Scan the data below for the string "chart". Copy every line where it appears.

********************

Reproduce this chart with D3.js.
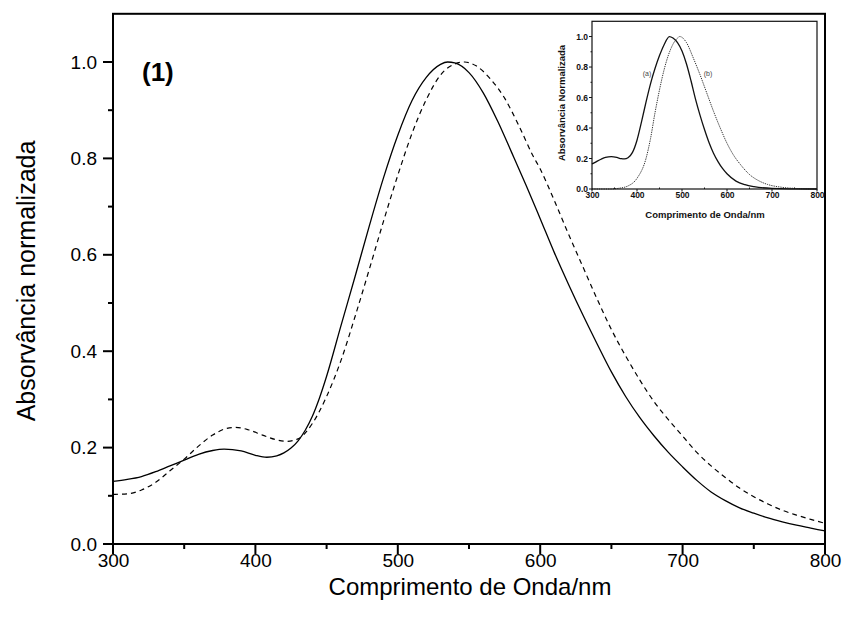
<!DOCTYPE html>
<html>
<head>
<meta charset="utf-8">
<script src="https://cdn.jsdelivr.net/npm/d3@7"></script>
<style>
  body { margin: 0; background: #fff; }
  svg { font-family: "Liberation Sans", Arial, sans-serif; }
</style>
</head>
<body>
<svg id="chart" width="845" height="621"></svg>
<script>
// main spectrum (1): solid and dashed curves
const mainWavelengths = [300, 310, 320, 330, 340, 350, 360, 370, 378, 390, 400, 408, 415, 420, 425, 430, 435, 440, 445, 450, 460, 470, 480, 490, 500, 510, 520, 530, 535, 540, 550, 560, 570, 580, 590, 600, 610, 620, 630, 640, 650, 660, 670, 680, 690, 700, 710, 720, 730, 740, 750, 760, 770, 780, 790, 800];
const mainSolid = [0.130, 0.134, 0.140, 0.150, 0.162, 0.174, 0.186, 0.194, 0.197, 0.193, 0.184, 0.180, 0.183, 0.189, 0.199, 0.214, 0.236, 0.265, 0.303, 0.348, 0.452, 0.555, 0.660, 0.760, 0.848, 0.920, 0.968, 0.995, 1.000, 0.998, 0.978, 0.936, 0.878, 0.812, 0.745, 0.675, 0.604, 0.538, 0.475, 0.415, 0.357, 0.306, 0.262, 0.224, 0.190, 0.160, 0.132, 0.108, 0.090, 0.075, 0.064, 0.054, 0.046, 0.039, 0.033, 0.027];
const mainDashedWl = [300, 310, 320, 330, 340, 350, 360, 370, 380, 386, 395, 405, 415, 422, 430, 440, 450, 460, 470, 480, 490, 500, 510, 520, 530, 540, 547, 555, 565, 575, 585, 595, 600, 610, 620, 630, 640, 650, 660, 670, 680, 690, 700, 710, 720, 730, 740, 750, 760, 770, 780, 790, 800];
const mainDashed = [0.103, 0.104, 0.112, 0.128, 0.152, 0.176, 0.203, 0.226, 0.240, 0.242, 0.237, 0.226, 0.216, 0.213, 0.218, 0.250, 0.306, 0.380, 0.472, 0.570, 0.670, 0.765, 0.852, 0.922, 0.973, 0.996, 1.000, 0.992, 0.965, 0.925, 0.868, 0.805, 0.778, 0.712, 0.642, 0.575, 0.508, 0.445, 0.390, 0.340, 0.295, 0.258, 0.224, 0.190, 0.162, 0.138, 0.116, 0.098, 0.083, 0.070, 0.060, 0.051, 0.043];

// inset spectra (a) solid and (b) dotted
const insetWlA = [300, 310, 320, 330, 343, 355, 365, 372, 380, 390, 400, 410, 420, 430, 440, 450, 460, 472, 480, 490, 500, 510, 520, 530, 540, 550, 560, 570, 580, 590, 600, 620, 640, 660, 700, 750, 800];
const insetA = [0.164, 0.180, 0.195, 0.207, 0.212, 0.207, 0.199, 0.197, 0.205, 0.240, 0.320, 0.440, 0.570, 0.690, 0.790, 0.875, 0.945, 1.000, 0.990, 0.960, 0.905, 0.820, 0.710, 0.590, 0.485, 0.390, 0.305, 0.235, 0.180, 0.135, 0.100, 0.052, 0.028, 0.015, 0.004, 0.001, 0.000];
const insetWlB = [300, 340, 360, 380, 400, 420, 430, 440, 450, 460, 470, 480, 490, 495, 510, 525, 540, 555, 570, 585, 600, 615, 630, 650, 670, 690, 720, 750, 800];
const insetB = [0.000, 0.000, 0.005, 0.020, 0.070, 0.200, 0.330, 0.500, 0.650, 0.780, 0.880, 0.950, 0.990, 1.000, 0.960, 0.860, 0.750, 0.630, 0.510, 0.400, 0.300, 0.220, 0.160, 0.095, 0.055, 0.030, 0.012, 0.004, 0.000];

const xTicks = [300, 400, 500, 600, 700, 800];
const xMinor = [350, 450, 550, 650, 750];
const yTicks = [0.0, 0.2, 0.4, 0.6, 0.8, 1.0];
const yMinor = [0.1, 0.3, 0.5, 0.7, 0.9];

const svg = d3.select("#chart");

// tick marks drawn from a scale, pointing outward
function tickMarks(g, scale, values, orient, pos, len, width, color) {
    g.selectAll(null)
        .data(values)
        .join("line")
        .attr("x1", d => orient === "bottom" ? scale(d) : pos)
        .attr("x2", d => orient === "bottom" ? scale(d) : pos - len)
        .attr("y1", d => orient === "bottom" ? pos : scale(d))
        .attr("y2", d => orient === "bottom" ? pos + len : scale(d))
        .attr("stroke", color)
        .attr("stroke-width", width);
}

// ---------- main plot ----------
const x = d3.scaleLinear().domain([300, 800]).range([113, 825]);
const y = d3.scaleLinear().domain([0, 1.1]).range([544, 13.8]);

const line = d3.line().x(d => x(d[0])).y(d => y(d[1])).curve(d3.curveMonotoneX);

svg.append("path")
    .datum(d3.zip(mainWavelengths, mainSolid))
    .attr("d", line)
    .attr("fill", "none")
    .attr("stroke", "#000")
    .attr("stroke-width", 1.3);

svg.append("path")
    .datum(d3.zip(mainDashedWl, mainDashed))
    .attr("d", line)
    .attr("fill", "none")
    .attr("stroke", "#000")
    .attr("stroke-width", 1.2)
    .attr("stroke-dasharray", "5,4");

// frame
svg.append("rect")
    .attr("x", x(300)).attr("y", y(1.1))
    .attr("width", x(800) - x(300)).attr("height", y(0) - y(1.1))
    .attr("fill", "none").attr("stroke", "#000").attr("stroke-width", 2);

const ticksG = svg.append("g");
tickMarks(ticksG, x, xTicks, "bottom", y(0), 10, 2, "#000");
tickMarks(ticksG, x, xMinor, "bottom", y(0), 5, 2, "#000");
tickMarks(ticksG, y, yTicks, "left", x(300), 10, 2, "#000");
tickMarks(ticksG, y, yMinor, "left", x(300), 5, 2, "#000");

const xAxis = svg.append("g")
    .attr("transform", `translate(0, ${y(0)})`)
    .call(d3.axisBottom(x).tickValues(xTicks).tickSize(0).tickPadding(10).tickFormat(d3.format("d")));

const yAxis = svg.append("g")
    .attr("transform", `translate(${x(300)}, 0)`)
    .call(d3.axisLeft(y).tickValues(yTicks).tickSize(0).tickPadding(16).tickFormat(d3.format(".1f")));

svg.selectAll(".domain").remove();
svg.selectAll(".tick line").remove();
[xAxis, yAxis].forEach(a => a.selectAll("text")
    .attr("font-size", 19)
    .attr("font-family", "Liberation Sans, Arial")
    .attr("fill", "#000"));

svg.append("text")
    .attr("x", 470).attr("y", 595)
    .attr("text-anchor", "middle")
    .attr("font-size", 24)
    .text("Comprimento de Onda/nm");

svg.append("text")
    .attr("transform", "translate(35, 281) rotate(-90)")
    .attr("text-anchor", "middle")
    .attr("font-size", 25)
    .text("Absorvância normalizada");

svg.append("text")
    .attr("x", 142).attr("y", 81)
    .attr("font-size", 26)
    .attr("font-weight", "bold")
    .text("(1)");

// ---------- inset ----------
const xi = d3.scaleLinear().domain([300, 800]).range([592, 817]);
const yi = d3.scaleLinear().domain([0, 1.1]).range([189, 21.3]);
const inset = svg.append("g");

const lineI = d3.line().x(d => xi(d[0])).y(d => yi(d[1])).curve(d3.curveMonotoneX);

inset.append("path")
    .datum(d3.zip(insetWlA, insetA))
    .attr("d", lineI)
    .attr("fill", "none").attr("stroke", "#111").attr("stroke-width", 1.3);

inset.append("path")
    .datum(d3.zip(insetWlB, insetB))
    .attr("d", lineI)
    .attr("fill", "none").attr("stroke", "#333").attr("stroke-width", 1)
    .attr("stroke-dasharray", "1.3,1");

inset.append("rect")
    .attr("x", xi(300)).attr("y", yi(1.1))
    .attr("width", xi(800) - xi(300)).attr("height", yi(0) - yi(1.1))
    .attr("fill", "none").attr("stroke", "#111").attr("stroke-width", 1.2);

const insetTicks = inset.append("g");
tickMarks(insetTicks, xi, xTicks, "bottom", yi(0), 2.5, 1, "#111");
tickMarks(insetTicks, xi, xMinor, "bottom", yi(0), -1.5, 1, "#111");
tickMarks(insetTicks, yi, yTicks, "left", xi(300), 3, 1, "#111");
tickMarks(insetTicks, yi, yMinor, "left", xi(300), 1.5, 1, "#111");

const xiAxis = inset.append("g")
    .attr("transform", `translate(0, ${yi(0)})`)
    .call(d3.axisBottom(xi).tickValues(xTicks).tickSize(0).tickPadding(3).tickFormat(d3.format("d")));
const yiAxis = inset.append("g")
    .attr("transform", `translate(${xi(300)}, 0)`)
    .call(d3.axisLeft(yi).tickValues(yTicks).tickSize(0).tickPadding(4).tickFormat(d3.format(".1f")));

inset.selectAll(".domain").remove();
inset.selectAll(".tick line").remove();
inset.selectAll(".tick text")
    .attr("font-size", 8.5).attr("font-weight", "bold")
    .attr("font-family", "Liberation Sans, Arial").attr("fill", "#111");

inset.append("text")
    .attr("x", 705).attr("y", 218)
    .attr("text-anchor", "middle")
    .attr("font-size", 9.5).attr("font-weight", "bold").attr("fill", "#111")
    .text("Comprimento de Onda/nm");

inset.append("text")
    .attr("transform", "translate(565, 103) rotate(-90)")
    .attr("text-anchor", "middle")
    .attr("font-size", 9.5).attr("font-weight", "bold").attr("fill", "#111")
    .text("Absorvância Normalizada");

inset.append("text")
    .attr("x", 647).attr("y", 76)
    .attr("text-anchor", "middle")
    .attr("font-size", 7).attr("fill", "#444")
    .text("(a)");

inset.append("text")
    .attr("x", 708).attr("y", 76)
    .attr("text-anchor", "middle")
    .attr("font-size", 7).attr("fill", "#444")
    .text("(b)");
</script>
</body>
</html>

********************

The output »
Reproduce this chart with D3.js.
<svg id="chart" width="845" height="621"></svg>
const svg = d3.select("#chart");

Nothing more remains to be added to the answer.